Ideally you should request that your accountant or bank manager check these figures out, but a go-ahead from these people is no assurance of success. They are merely confirming the figures look OK on paper, not their precise knowledge of all the risk factors involved with your selected franchise opportunity.
You should also ask to see the franchisor's finances or obtain a bank reference. What are the company's main sources of income? If it appears to be the initial franchise investment fee, warning lights should be flashing. The franchisor's incentive should be to earn from the ongoing success of its franchise owners, not the initial sale of licences.
This is earned through the management service fee - typically a percentage of your turnover or profits. However, examine closely how this affects the profits in the franchisor's financial forecasts. This levy pays for ongoing franchisor support, so compare it with the level of support you will be receiving and decide whether it represents a good deal.
If the franchisor is the sole supplier of the products, services or tools used by the franchise owner, find out how profitable this is and whether it is taken into account in the ongoing management service fee. Are the supplies priced above or below the market rate? The answer will significantly affect your competitiveness.

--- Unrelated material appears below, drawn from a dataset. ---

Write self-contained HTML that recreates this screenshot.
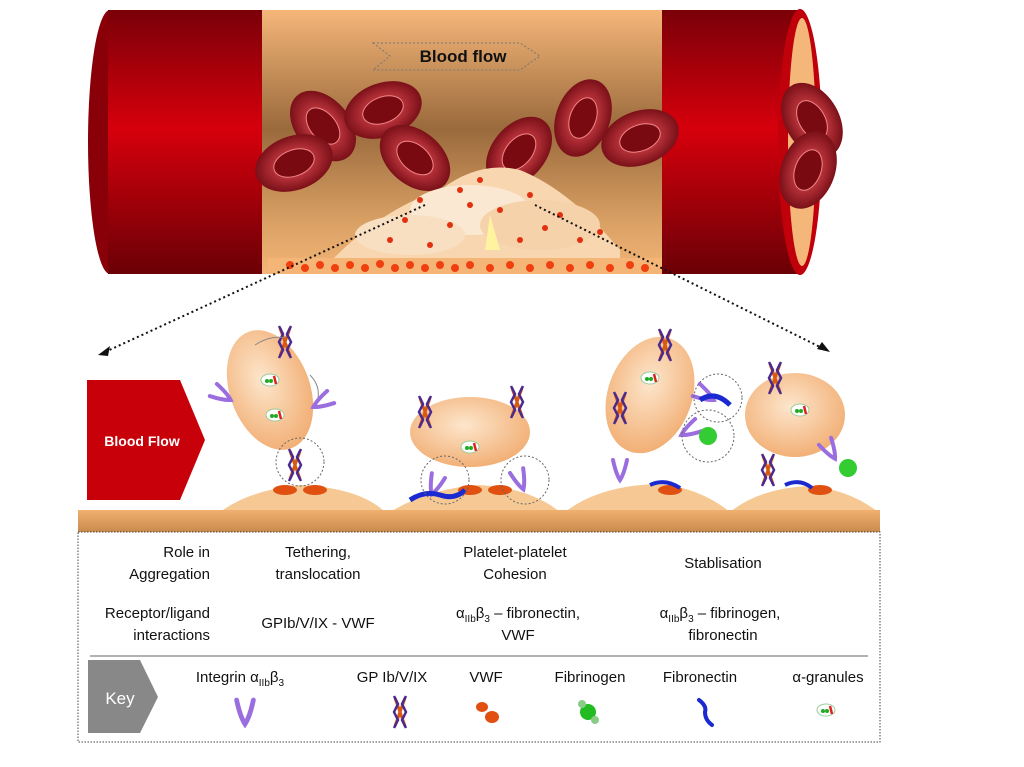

You should have a good idea of the role you will play in operating the franchise, specifically whether you will be required to be hands-on in delivering the service or taking a more managerial role. You must question yourself on whether this corresponds with your own ambitions, and then question the franchisor on the potential for you to step back from this if you see yourself expanding the business further down the line.
Many franchisors recognise this desire and offer the opportunity to expand the franchise licence after you have established a successful operation. This could enable you to increase your territory or even become an area development franchise owner and grant sub-franchise licences - in effect becoming a franchisor in your own area.
Most franchise brochures should provide you with some basic information about the franchisor, but make sure you fill in any gaps when you question them further.
- How long has the franchise company been established and what is the background of the founder?
- How long has the franchise company been posting profits?
- When did it begin franchising and how successful was the pilot?
- How many franchise owners are in operation?
- How fast is it growing and how many will complete the national network?
Is there an exclusive territory provided in the franchise contract? If so, how is it defined? Many franchisors use postcodes to define a territory, but check out how many potential customers are in your territory. Your franchisor may require you to conduct your own market research into your own market; certainly you should at least be doing some research to check the franchisor's figures. Do this before any agreement is made.
Also, check the exclusivity of your territory. Some franchisors offer a territory exclusive of other franchise owners, but leave open the possibility of opening a company-owned operation. It is best to go into the agreement aware of whether the franchisor is able to open a competing store in the same city at a future date.
Your initial training is likely to be included in the initial investment fee, but does that include staff training? If you are starting as a sole trader, you may begin taking on staff as your business expands. If so, will the franchisor require all staff to be trained by the head office and, if so, how much of this cost will fall on your business?
Alternatively, the franchisor may require you to train your own staff. If so, is this covered in the initial franchise owner training and manuals?
Initial and Ongoing Support
The justification for the ongoing management service fee is the support of the franchisor, so check you are getting value for money. What support initiatives does the franchisor provide?
For instance, some franchisors operate a sales department in order to generate initial business for their franchise owners and provide business from day one. Alternatively, the franchisor may take total control of the sales process, providing you with a constant flow of business and leaving you to concentrate on providing the service.
- Does the franchisor operate field support managers?
- Who will make on-site visits to your business to help you cope with any problems? How regular will the visits be, particularly in the early stages of the business?
Also, consider how easily available this support is in a crisis. Some franchisors provide their personal mobile number to every franchise owner, while others operate helplines.
Your peers in the franchise owner network can also provide support. How does the franchisor encourage this? Such initiatives as a franchise owner intranet, or regional and national franchise owner conferences are excellent methods of forging closer links within a franchise owner network.
Any business requires marketing and, as a franchise grows, it can begin national campaigns. This is one of the responsibilities of the franchisor and when it begins to conduct such campaigns, the cost will need to be absorbed by the franchise owner network, which benefits. If the franchisor is not already levying a national marketing fee, when does it plan to?
Alternatively, the franchisor may charge an administration fee on every national lead passed to you. Again you will need to take this into consideration in your own forward financial planning. Around 16 per cent of franchise owners polled in the 2010 bfa/NatWest Franchise Survey claimed their relationship with their franchisor is not satisfactory.
Of those 16 per cent, three quarters blamed lack of direct support, while two in five stated the "franchisor not keeping initial promises" or "lack of communication with the franchisor". A third claim that there is a lack of franchise brand marketing/promotion, while a quarter attribute unsatisfactory relationships to "personal reasons".